American pride was evident everywhere one looked at the opening ceremony of the 92nd annual Veteran’s Day Parade in Madison Square Park. Marching bands were tuning up, highly decorated officers were huddling, veterans from different war eras greeted each like long time friends do. Rachel and I couldn’t help but get caught up in all the excitement especially when celebrity Cuba Gooding Jr. appeared and met with the surviving Tuskegee Airmen and the actors from Off Broadway hit Black Angels Over Tuskegee. The much highly anticipated George Lucas film “Red Tails” starring Mr. Gooding is due for release January 2oth.  The ceremony got under way and as usual US Senator Chuck Schumer got the crowd all riled up especially with some good news of benefit for our veterans. A VIP that commanded the respect and attention of all those present was retired General David H. Petraeus, US Army and  current Director of the CIA.  The Honorable Mayor Bloomberg and Admiral Jonathan W. Greenert, Chief of Naval Operations made some inspirational remarks of the days’ meaning for our veterans.  Closing the ceremony out was a 21 gun salute for those fallen heroes that made the ultimate sacrifice for our great nation and a playing of taps.  Rachel and I made our way on to the parade route on 5th Ave. and 26th St. and then the fun really started.

     

  With over 25,000 marchers including 22 marching bands from all over the country, representatives from all our our Armed Forces, cadets and JROTC from our area, civic and youth groups and of course all the US Veterans Groups promised to make this the largest and best Veterans parade in America.  The mounted police rode up 5th Ave. signaling the start of the parade with this years lead band from Nelson County HS soon followed by the NYPD band and the FDNY Pipes and Drum band.  Right after them rolled up a huge statue named “de Oppresso Liber” translated meaning “Free the Oppressed”. Later that day at a separate ceremony Vice President Joe Biden dedicated the Special Forces statue featuring a soldier on a mountain horse riding  into combat in Afghanistan. Talk about back to the future. Horses were not used in war since World War I. The next part of the parade was my personal favorite. The parade got stalled abit and in front of me was a convertible Cadillac with none other than Seargant Dakota Meyer, the first living Marine to receive the Medal of Honor since the Vietnam Era. If you want to see what a real hero looks like just take a look. He got out of the car and we shook hands. I thanked him for his heroics and for representing what it means to come from the home of the brave. He then went and shook hands with the crowd until the parade started moving again. Earlier in the ceremony at Madison Square Park, Seargant Meyer had the opportunity to greet the oldest receipient of the Medal of Honor, Nicholas Oresko,who at 94 years young, insisted on meeting the young hero. It was a special moment for both of them as it was for those who saw it. Only in NY.

       

     The parade picked up when the US Army 2nd Battalion 309th Regiment marched up 5th Ave followed by the Seneca East HS Marching band from Attica,Ohio.
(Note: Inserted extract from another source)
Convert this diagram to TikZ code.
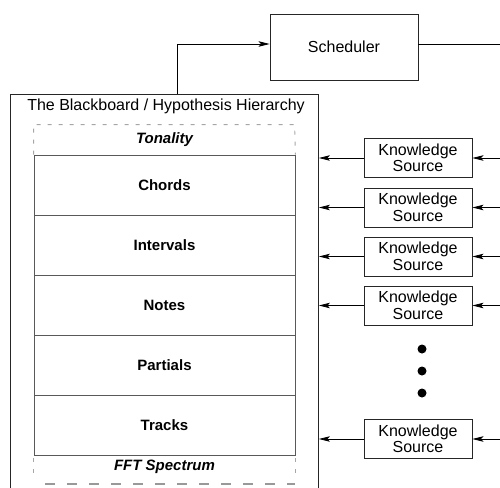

Getting the crowd worked up were the US Marine Corp. 6th Communication Battalion marching just ahead of energetic Edina HS Marching Band from Minnesota. The first veteran marchers were from the Korean War. In unison with them were Korean military veterans showing off banners of alliance as they stood strong with our vets. Two really dynamic bands from Centaurus HS of Lafayette, Colorado and Maastricht Scoutinband from the Netherlands introduced the World War II veterans while a float showing the iconic symbol of a sailor kissing a woman after victory was declared were followed by a group of children holding pictures of fallen heroes.  A group of veterans that got a loud round of applause were our Vietnam veterans.  Close behind them were enthusiastic East Limestone HS Band from Athens, Alabama.  I’m glad there was a considerable amount of time and distance between when Army marched and when the Navy band appeared.  Those two might have gone at it if they were any closer. Check out an Army/Navy football game live and you’ll know what I mean. There really is no other college football game like it in the country.  Some really great marching bands kept the celebration going including the Mountain Ridge HS from Frostburg, Maryland, Maury HS Marching Band from Norfolk, Virginia and Pickerington HS Band from Ohio.

            

            

     Never too late for the party came flying in was the US Air Force 328th Airlift Squadron and the Combat Training Squadron with their field support team soon followed by the Valley Forge  Military Academy and College. A crowd favorite were the Las Vegas Youth Entertainers singing it up for the crowd. Who knows if the next star on American Idol or X Factor were on that float. Yes, they were that good. Another crowd pleaser were the next group of veterans aptly names “The New Greatest Generation“. the Iraq and Afghanistan War Veterans. They have today’s technology to help spread the word and organize like no other group has before them. They can mobilize and educate groups around them with quickness and ease much like how they learned in the battlefield. I was taking in their whole march with pride and it was kicked up a notch higher when an African American marcher spotted a white American Korean army vet watching the parade and they both starting singing the army dogface soilder song.  Another time in our nation’s history and that might not have ever happened.  Closing out the proud display of marching bands were the Lebanon HS Band from Pennsylvania, New Amsterdam  HS Band from New York, and Harrisonburg HS Band from Virginia.

           

     Rachel and I met up towards the end of the parade and took in all the incredible things we witnessed. With all the bickering and anger going on around in DC and other parts of the country, it was a welcome relief to see part of the greatness this nation is. The veterans basked in the glory of knowing this was their day to shine. Much of the crowd was heard over and over saying thank you to these brave men and women who made a huge sacrifice to serve for their country when called upon.  It was also a day to honor all the support groups that aid and assist our veterans when they come back home. At the morning ceremony I saw a Blue Star Mother become emotional remembering a loved one only to be held and consoled by the daughter of a Tuskagee Airman. Later on Rachel saw members of the Operation Mend group get some encouragement from Sopranos star Tony Sirico. Think she overheard him telling a recovering Marine  something along the lines of ..you better get better or else ..you don’t wanna know.  One of the biggest support groups by far was the Wounded Warrior Project, helping soilders in the transition from service to civilian life. Chase Bank was promoting their 100,000 Jobs Mission program that began in March and is helping to promote the idea with other like minded companies. One of the nicest things to see in the parade was the involvement of our youth from the Boy Scouts and Girl Scouts to the JROTCs  and especially watching the Francis Lewis HS Army JROTC march with precision. If this any indication of what America’s military future looks like, rest assured we are in good hands.